DATA FOR PROCESSING:
******

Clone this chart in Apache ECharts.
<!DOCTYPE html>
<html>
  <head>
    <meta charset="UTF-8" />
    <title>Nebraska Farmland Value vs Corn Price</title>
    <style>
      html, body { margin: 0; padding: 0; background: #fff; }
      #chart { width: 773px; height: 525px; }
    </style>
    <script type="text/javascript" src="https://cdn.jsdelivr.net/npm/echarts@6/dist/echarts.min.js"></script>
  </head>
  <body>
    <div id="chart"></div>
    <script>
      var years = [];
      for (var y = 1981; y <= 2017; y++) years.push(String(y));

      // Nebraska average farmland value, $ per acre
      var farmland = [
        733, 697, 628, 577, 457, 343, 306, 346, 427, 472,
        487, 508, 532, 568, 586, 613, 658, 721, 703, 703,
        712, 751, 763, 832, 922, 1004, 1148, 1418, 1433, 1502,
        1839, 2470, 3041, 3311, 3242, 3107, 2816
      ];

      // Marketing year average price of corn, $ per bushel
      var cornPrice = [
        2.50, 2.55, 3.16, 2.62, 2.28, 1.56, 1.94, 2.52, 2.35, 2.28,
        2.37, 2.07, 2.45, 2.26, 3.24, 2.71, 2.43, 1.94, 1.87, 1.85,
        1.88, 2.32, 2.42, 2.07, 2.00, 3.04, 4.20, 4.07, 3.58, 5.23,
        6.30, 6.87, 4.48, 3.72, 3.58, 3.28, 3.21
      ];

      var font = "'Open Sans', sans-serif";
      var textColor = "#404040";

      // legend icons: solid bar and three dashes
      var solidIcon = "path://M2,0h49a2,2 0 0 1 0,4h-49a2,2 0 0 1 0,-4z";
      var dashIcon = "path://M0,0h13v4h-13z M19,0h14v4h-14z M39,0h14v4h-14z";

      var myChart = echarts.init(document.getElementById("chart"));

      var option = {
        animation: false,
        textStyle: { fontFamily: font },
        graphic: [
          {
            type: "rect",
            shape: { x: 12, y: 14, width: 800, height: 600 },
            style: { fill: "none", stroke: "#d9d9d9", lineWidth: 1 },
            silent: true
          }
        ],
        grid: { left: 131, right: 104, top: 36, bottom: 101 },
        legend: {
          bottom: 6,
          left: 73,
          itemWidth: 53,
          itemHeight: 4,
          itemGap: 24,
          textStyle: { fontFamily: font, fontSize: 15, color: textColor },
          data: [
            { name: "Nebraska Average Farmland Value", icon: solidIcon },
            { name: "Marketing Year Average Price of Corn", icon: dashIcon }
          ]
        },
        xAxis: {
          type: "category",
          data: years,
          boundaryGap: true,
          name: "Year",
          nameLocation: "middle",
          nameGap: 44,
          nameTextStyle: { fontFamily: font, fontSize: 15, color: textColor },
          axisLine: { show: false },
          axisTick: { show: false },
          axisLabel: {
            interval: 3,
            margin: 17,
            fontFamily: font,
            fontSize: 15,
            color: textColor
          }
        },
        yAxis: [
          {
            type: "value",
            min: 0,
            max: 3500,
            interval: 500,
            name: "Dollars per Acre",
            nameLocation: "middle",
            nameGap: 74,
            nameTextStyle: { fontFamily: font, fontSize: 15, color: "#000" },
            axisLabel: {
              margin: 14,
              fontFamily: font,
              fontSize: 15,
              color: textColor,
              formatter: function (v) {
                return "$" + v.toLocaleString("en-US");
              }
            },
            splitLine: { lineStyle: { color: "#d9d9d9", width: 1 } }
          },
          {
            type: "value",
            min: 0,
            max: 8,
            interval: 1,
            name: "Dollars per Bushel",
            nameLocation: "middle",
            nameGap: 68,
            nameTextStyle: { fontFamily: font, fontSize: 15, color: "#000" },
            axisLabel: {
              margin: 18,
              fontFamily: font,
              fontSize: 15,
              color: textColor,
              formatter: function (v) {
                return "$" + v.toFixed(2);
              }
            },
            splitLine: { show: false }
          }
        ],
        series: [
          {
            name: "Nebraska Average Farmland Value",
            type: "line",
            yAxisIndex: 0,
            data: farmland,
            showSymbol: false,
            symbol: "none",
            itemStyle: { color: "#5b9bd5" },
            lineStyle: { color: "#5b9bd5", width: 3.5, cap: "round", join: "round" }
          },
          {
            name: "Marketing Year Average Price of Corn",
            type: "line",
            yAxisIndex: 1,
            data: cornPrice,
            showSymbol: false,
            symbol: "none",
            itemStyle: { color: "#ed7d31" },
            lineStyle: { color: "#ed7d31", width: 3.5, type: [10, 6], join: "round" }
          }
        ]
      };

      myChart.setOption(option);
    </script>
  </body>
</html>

******

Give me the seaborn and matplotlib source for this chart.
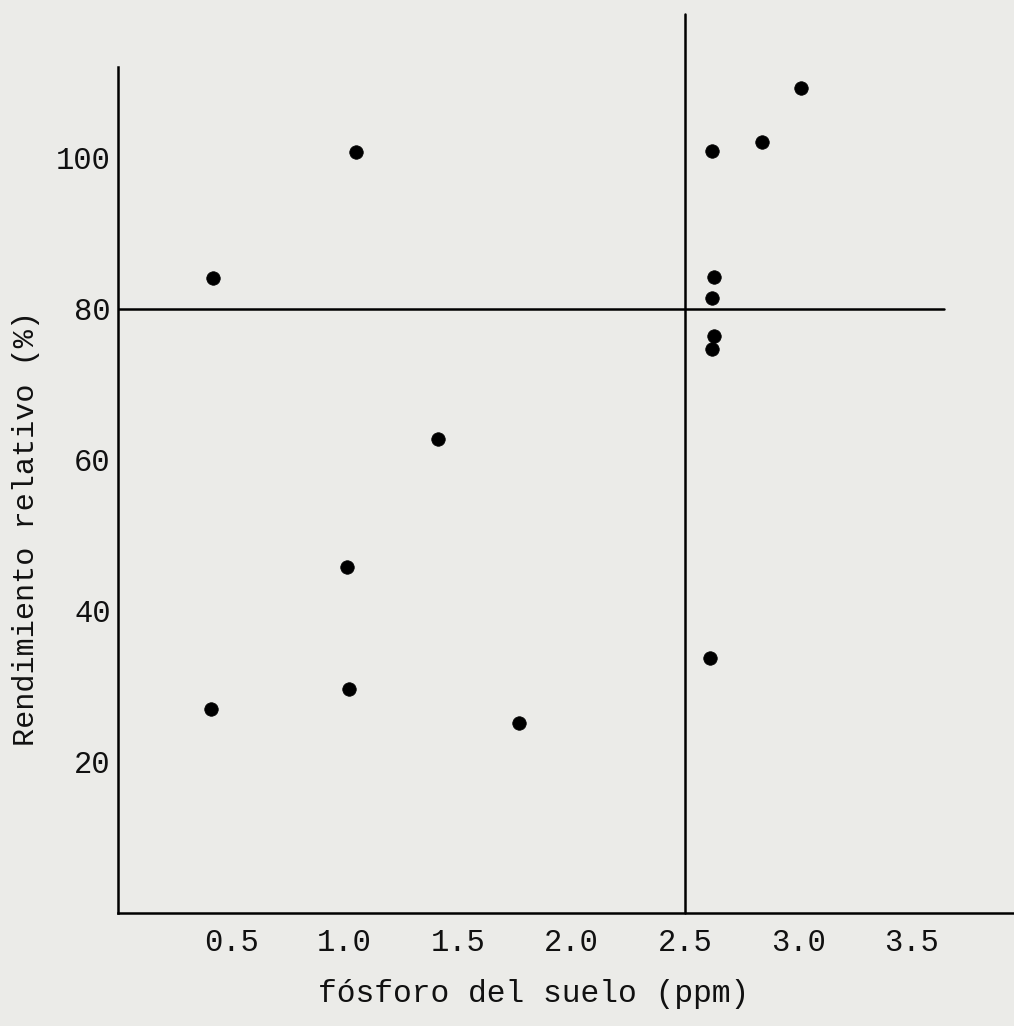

******

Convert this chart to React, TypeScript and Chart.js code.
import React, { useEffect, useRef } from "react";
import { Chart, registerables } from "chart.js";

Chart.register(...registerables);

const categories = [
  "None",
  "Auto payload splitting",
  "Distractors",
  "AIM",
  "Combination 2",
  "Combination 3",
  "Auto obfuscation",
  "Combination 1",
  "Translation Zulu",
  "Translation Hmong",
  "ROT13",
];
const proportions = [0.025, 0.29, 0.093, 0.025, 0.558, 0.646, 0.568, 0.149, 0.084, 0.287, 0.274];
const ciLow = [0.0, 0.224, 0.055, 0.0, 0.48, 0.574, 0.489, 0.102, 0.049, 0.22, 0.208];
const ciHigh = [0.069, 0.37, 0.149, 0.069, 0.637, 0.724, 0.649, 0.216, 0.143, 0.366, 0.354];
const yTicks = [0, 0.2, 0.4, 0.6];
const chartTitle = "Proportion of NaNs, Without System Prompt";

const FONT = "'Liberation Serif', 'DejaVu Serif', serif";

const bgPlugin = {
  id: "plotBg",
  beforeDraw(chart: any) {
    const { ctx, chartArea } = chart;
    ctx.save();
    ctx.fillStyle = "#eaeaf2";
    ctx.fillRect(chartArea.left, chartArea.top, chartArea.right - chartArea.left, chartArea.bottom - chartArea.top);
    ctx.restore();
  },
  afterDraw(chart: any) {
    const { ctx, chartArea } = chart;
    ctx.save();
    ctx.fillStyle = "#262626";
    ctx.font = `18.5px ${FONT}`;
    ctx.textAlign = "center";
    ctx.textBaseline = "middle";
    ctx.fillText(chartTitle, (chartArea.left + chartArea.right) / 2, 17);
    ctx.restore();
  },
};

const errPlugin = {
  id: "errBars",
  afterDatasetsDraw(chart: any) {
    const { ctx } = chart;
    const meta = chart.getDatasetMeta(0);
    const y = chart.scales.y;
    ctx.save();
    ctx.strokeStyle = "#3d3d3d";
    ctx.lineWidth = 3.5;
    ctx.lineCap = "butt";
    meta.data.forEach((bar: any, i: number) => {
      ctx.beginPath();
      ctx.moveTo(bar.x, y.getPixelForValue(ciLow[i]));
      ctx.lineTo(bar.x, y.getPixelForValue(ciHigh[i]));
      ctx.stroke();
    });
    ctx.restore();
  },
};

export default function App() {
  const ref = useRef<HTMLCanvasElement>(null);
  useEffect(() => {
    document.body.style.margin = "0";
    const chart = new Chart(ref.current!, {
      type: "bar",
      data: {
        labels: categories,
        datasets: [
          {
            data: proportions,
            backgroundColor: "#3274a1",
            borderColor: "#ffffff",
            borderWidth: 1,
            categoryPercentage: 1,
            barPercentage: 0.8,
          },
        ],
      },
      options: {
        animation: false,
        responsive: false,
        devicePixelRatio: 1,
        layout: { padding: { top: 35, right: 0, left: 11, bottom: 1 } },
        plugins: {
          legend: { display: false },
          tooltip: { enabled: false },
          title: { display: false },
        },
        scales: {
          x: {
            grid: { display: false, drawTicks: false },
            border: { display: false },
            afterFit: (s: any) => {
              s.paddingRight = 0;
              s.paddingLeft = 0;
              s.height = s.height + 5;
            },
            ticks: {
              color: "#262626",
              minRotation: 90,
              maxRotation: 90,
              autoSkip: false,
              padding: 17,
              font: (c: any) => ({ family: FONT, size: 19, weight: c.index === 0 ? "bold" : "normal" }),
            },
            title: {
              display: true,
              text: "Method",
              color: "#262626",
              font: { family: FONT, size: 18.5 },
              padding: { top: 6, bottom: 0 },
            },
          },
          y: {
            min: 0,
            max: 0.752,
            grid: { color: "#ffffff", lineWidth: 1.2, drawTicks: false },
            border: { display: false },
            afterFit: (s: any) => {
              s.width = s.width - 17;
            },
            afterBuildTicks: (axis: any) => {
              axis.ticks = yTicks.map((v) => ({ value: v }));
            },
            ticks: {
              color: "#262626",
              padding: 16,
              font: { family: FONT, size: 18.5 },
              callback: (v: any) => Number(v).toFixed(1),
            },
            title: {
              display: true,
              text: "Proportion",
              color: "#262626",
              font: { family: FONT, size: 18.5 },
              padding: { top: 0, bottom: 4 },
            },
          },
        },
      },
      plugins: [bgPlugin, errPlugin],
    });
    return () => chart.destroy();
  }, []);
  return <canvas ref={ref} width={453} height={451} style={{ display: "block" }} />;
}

******

WORK REQUIRED: Scan the material above for the string "React" and report each line where you find it.

SOLUTION:
Convert this chart to React, TypeScript and Chart.js code.
import React, { useEffect, useRef } from "react";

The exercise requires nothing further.